While the office has three other employees, Bourg said they’re not lawyers.

“When you’re working with just one lawyer, there’s no relief,” he said. “You can’t take a day off because if you do and they need to do a bail hearing or some other emergency hearing, you have to be there.”

Bourg agreed the spread of methamphetamine into the region from the Twin Cities is a significant reason the caseload warrants having more prosecutors. He cited a case brought by the Wisconsin Division of Criminal Investigations that involved 15 people who were charged in a meth distribution ring.

“We still have a number of other defendants where it looks like they’re going to be going to trial in the next few months,” he said. “The organizational part of that in terms of getting the evidence and the witnesses together is extremely different because you’re covering witnesses from two states and multiple counties. For a one-lawyer office to be able to run litigation at that level, it’s pretty tricky.”

However, McKnight noted that fully funding the need for prosecutors in the state wouldn’t solve the underlying problem.

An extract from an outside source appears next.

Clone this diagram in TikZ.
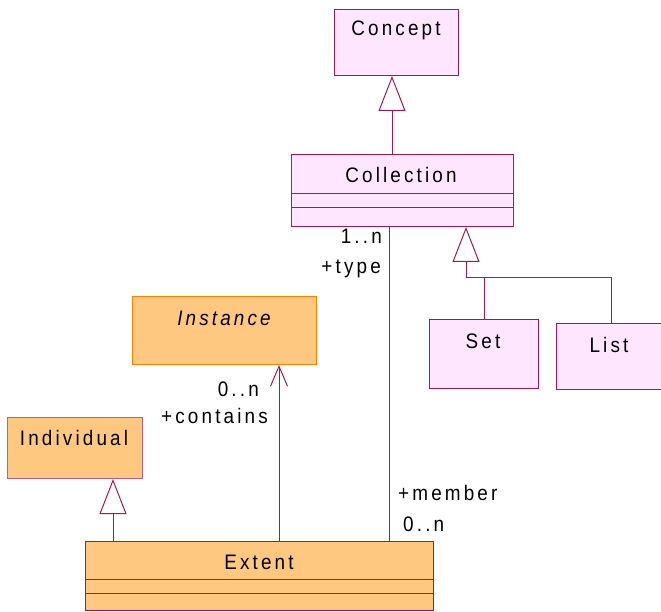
\documentclass[tikz,border=0pt]{standalone}
\usepackage{fontspec}
\setmainfont{Liberation Sans}[LetterSpace=15,FakeStretch=0.9]
\usetikzlibrary{arrows.meta}
\definecolor{pinkfill}{HTML}{FFE6FF}
\definecolor{maroon}{HTML}{A8184E}
\definecolor{orangefill}{HTML}{FFC880}
\definecolor{orangeline}{HTML}{FF8000}
\begin{document}
\begin{tikzpicture}[x=1pt,y=-1pt,
  box/.style={draw=maroon, line width=1pt, inner sep=0pt, anchor=north west},
  pinkbox/.style={box, fill=pinkfill},
  orangebox/.style={box, fill=orangefill},
  title/.style={anchor=base, inner sep=0pt, font=\fontsize{21}{25}\selectfont},
  lbl/.style={inner sep=0pt, font=\fontsize{21}{25}\selectfont},
  conn/.style={draw=maroon, line width=1pt},
  gen/.style={conn, -{Triangle[open, width=27pt, length=35pt]}},
  nav/.style={conn, -{Straight Barb[width=17pt, length=20pt]}}]
\useasboundingbox (0,0) rectangle (661,612);

% boxes
\node[pinkbox, minimum width=124pt, minimum height=66pt] (concept) at (334,9) {};
\node[title] (concepttxt) at (396,36) {Concept};

\node[pinkbox, minimum width=222pt, minimum height=72pt] (collection) at (291,154) {};
\node[title] (collectiontxt) at (401,183) {Collection};
\coordinate (cc1) at (0,194);
\coordinate (cc2) at (0,208);
\draw[conn] (collection.west |- cc1) -- (collection.east |- cc1);
\draw[conn] (collection.west |- cc2) -- (collection.east |- cc2);

\node[pinkbox, minimum width=109pt, minimum height=69pt] (set) at (429,319) {};
\node[title] (settxt) at (483,348) {Set};

\node[pinkbox, minimum width=108pt, minimum height=66pt] (list) at (556,323) {};
\node[title] (listtxt) at (609,352) {List};

\node[orangebox, draw=orangeline, minimum width=184pt, minimum height=68pt] (instance) at (132,296) {};
\node[title] (instancetxt) at (224,325) {\itshape Instance};

\node[orangebox, draw=maroon!70, minimum width=135pt, minimum height=61pt] (individual) at (7,417) {};
\node[title] (individualtxt) at (74,445) {Individual};

\node[orangebox, minimum width=348pt, minimum height=69pt] (extent) at (85,541) {};
\node[title] (extenttxt) at (259,569) {Extent};
\coordinate (ec1) at (0,579);
\coordinate (ec2) at (0,593);
\draw[conn] (extent.west |- ec1) -- (extent.east |- ec1);
\draw[conn] (extent.west |- ec2) -- (extent.east |- ec2);

% connectors
\coordinate (xc) at (392,0);
\draw[gen] (collection.north -| xc) -- (concept.south -| xc);

\coordinate (junc) at (466,278);
\coordinate (xl) at (611,0);
\draw[conn] (set.north) -- (set.north |- junc);
\draw[gen] (list.north -| xl) |- (junc) -- (collection.south -| junc);

\coordinate (xi) at (113,0);
\draw[gen] (extent.north -| xi) -- (individual.south -| xi);

\coordinate (xa) at (279,0);
\draw[nav] (extent.north -| xa) -- (instance.south -| xa);

\coordinate (xm) at (389,0);
\draw[conn] (extent.north -| xm) -- (collection.south -| xm);

% labels
\node[lbl, anchor=base east] (m1) at (382,244) {1..n};
\node[lbl, anchor=base east] (r1) at (381,273) {+type};
\node[lbl, anchor=base east] (m2) at (259,396) {0..n};
\node[lbl, anchor=base east] (r2) at (268,423) {+contains};
\node[lbl, anchor=base west] (r3) at (398,500) {+member};
\node[lbl, anchor=base west] (m3) at (403,531) {0..n};
\end{tikzpicture}
\end{document}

“A long-term solution is getting our criminal justice system under control, getting our caseloads under control, making better decisions as criminal justice systems achieving better outcomes from the cases that we handle and really doing something to address the problem than just throwing more prosecutors and consequently more defense attorneys and probably more jails at the problem,” he said.

McKnight said people who commit crimes often need more community support, monitoring or drug and alcohol testing when released, but he said smaller counties often have few resources at their disposal.

Tom Evenson, a spokesman for Gov. Scott Walker, wrote in an email that the governor’s priorities are needy and elderly families, as well as investing more in education and worker training in the next biennium. But, Evenson said Walker is open to staff requests while preparing the 2017-18 budget.